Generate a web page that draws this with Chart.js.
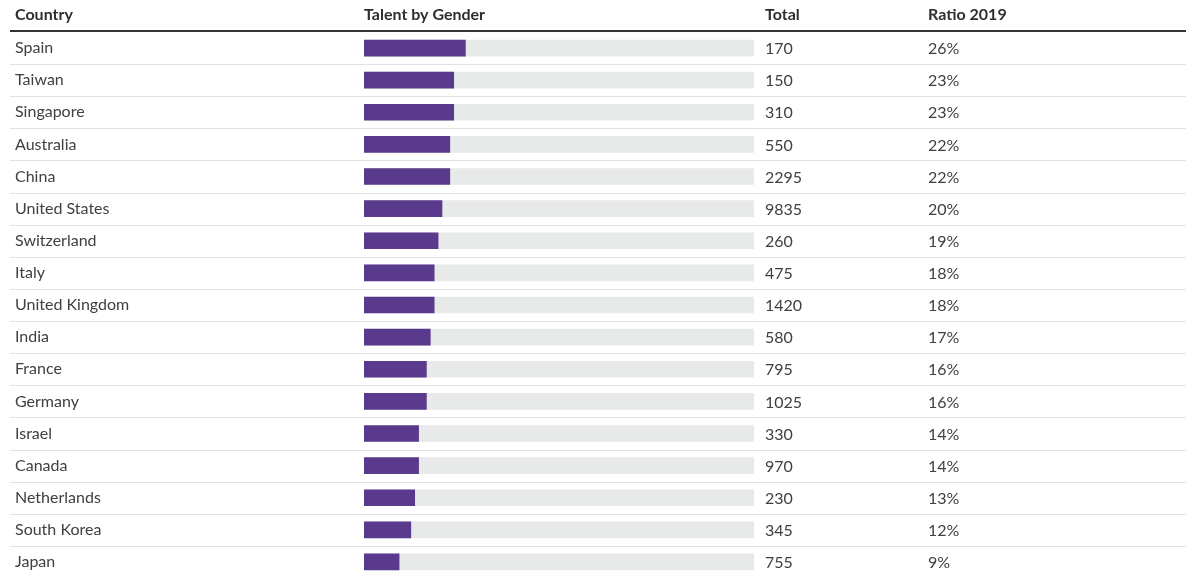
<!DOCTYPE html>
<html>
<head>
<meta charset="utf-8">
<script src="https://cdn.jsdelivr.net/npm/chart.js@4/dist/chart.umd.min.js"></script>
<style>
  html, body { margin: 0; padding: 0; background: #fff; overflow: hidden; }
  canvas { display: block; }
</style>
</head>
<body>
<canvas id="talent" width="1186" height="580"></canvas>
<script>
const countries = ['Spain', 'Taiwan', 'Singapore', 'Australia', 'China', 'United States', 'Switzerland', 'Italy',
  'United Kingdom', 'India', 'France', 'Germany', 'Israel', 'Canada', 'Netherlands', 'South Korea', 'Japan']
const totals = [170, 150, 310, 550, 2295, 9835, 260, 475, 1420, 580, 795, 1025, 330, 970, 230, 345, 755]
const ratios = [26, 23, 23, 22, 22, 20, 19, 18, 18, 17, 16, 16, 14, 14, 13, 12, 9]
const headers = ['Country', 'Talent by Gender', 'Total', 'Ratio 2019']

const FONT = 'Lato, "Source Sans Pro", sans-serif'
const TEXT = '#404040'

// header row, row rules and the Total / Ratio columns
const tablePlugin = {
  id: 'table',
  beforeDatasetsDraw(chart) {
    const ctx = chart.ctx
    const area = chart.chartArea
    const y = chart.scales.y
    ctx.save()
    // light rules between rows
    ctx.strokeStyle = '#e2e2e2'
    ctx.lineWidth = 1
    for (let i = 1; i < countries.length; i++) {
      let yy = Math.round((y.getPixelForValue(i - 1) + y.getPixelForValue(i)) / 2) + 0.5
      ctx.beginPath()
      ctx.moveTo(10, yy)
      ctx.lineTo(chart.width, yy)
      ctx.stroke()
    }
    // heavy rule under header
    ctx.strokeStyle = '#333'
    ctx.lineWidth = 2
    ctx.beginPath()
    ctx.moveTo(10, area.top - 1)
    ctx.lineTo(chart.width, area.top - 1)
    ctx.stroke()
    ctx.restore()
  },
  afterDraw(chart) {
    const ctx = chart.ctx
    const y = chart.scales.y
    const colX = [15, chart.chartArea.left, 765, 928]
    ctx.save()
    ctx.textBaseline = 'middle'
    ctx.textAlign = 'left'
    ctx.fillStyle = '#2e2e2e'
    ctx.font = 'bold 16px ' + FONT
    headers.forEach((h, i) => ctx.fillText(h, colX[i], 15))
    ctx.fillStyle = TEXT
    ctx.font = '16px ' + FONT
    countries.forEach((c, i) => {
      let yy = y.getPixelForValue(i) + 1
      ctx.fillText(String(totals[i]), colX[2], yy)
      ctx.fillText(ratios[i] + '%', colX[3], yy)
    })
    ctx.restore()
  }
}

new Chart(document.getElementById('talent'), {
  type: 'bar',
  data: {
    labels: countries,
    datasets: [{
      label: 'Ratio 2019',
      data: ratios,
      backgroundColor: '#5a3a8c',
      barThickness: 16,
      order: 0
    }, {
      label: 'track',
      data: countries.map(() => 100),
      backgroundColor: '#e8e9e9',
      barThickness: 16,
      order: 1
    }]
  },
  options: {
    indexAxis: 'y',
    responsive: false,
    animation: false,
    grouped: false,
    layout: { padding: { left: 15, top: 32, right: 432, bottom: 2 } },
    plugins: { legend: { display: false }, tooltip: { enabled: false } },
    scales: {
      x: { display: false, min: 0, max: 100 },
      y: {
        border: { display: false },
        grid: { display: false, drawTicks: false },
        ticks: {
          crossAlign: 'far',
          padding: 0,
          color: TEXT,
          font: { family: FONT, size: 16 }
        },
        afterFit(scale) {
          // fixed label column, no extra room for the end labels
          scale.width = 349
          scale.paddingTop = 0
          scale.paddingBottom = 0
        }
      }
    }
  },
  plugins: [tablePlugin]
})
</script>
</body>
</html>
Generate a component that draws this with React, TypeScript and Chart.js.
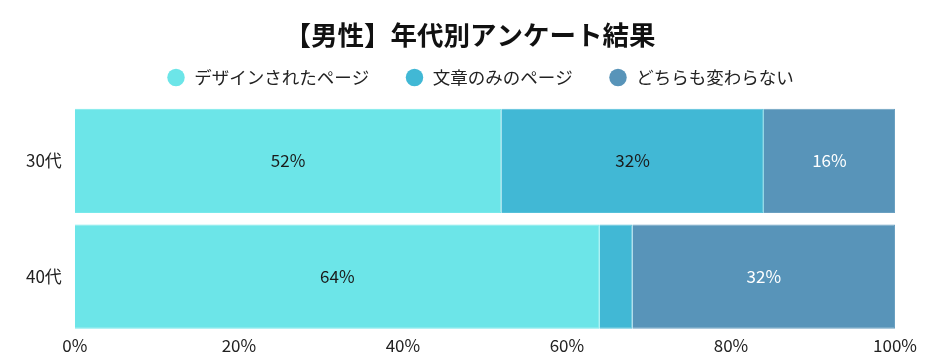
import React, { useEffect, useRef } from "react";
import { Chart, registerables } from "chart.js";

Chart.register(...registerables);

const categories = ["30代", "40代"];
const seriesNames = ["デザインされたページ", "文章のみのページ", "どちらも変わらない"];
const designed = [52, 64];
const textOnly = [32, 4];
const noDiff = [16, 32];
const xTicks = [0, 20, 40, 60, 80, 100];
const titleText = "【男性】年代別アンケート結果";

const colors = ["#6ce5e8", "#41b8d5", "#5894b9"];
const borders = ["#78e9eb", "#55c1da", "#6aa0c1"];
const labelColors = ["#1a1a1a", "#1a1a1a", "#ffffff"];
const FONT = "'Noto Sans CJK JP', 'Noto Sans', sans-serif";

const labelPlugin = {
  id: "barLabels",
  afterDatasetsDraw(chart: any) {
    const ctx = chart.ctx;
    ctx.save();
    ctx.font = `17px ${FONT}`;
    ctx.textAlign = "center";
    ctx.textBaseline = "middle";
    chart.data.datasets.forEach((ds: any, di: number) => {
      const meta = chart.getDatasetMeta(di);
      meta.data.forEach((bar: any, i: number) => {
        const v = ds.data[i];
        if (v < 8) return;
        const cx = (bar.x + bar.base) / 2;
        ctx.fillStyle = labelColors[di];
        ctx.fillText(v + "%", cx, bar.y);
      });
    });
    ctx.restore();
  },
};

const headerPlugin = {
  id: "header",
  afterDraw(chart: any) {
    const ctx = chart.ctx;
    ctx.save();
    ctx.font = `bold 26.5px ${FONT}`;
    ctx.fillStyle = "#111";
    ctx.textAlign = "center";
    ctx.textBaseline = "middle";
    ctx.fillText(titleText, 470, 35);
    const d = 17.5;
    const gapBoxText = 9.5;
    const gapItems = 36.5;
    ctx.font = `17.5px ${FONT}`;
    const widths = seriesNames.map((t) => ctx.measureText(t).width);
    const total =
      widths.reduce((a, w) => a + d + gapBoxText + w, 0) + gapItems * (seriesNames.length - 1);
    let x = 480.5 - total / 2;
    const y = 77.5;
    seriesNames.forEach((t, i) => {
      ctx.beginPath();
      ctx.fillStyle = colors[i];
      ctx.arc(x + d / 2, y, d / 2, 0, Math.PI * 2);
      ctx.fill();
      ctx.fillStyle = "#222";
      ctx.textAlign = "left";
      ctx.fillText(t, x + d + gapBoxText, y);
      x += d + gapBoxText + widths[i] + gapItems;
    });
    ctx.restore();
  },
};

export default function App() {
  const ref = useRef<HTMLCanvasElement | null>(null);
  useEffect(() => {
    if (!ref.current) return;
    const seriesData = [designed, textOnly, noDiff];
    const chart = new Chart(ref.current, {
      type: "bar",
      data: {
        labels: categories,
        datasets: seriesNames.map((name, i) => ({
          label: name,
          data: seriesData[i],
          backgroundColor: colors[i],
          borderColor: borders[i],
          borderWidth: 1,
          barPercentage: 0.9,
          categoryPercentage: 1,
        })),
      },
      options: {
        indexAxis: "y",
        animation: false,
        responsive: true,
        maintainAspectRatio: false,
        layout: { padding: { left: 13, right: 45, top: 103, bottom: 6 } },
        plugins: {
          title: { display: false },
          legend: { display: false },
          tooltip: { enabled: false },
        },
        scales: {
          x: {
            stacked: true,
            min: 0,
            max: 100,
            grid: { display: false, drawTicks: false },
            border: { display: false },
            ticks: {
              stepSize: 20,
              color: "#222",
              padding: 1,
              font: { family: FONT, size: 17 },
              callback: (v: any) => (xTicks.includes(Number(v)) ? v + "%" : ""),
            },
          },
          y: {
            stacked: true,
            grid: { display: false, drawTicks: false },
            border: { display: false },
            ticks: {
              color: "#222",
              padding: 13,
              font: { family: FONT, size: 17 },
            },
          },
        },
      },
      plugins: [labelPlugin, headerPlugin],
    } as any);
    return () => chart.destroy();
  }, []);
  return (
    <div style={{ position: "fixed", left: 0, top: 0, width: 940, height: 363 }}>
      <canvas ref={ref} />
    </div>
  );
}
= = = =
__Brief__:
Gather each line in these records that contains the string "Generate".

__Result below__:
Generate a web page that draws this with Chart.js.
Generate a component that draws this with React, TypeScript and Chart.js.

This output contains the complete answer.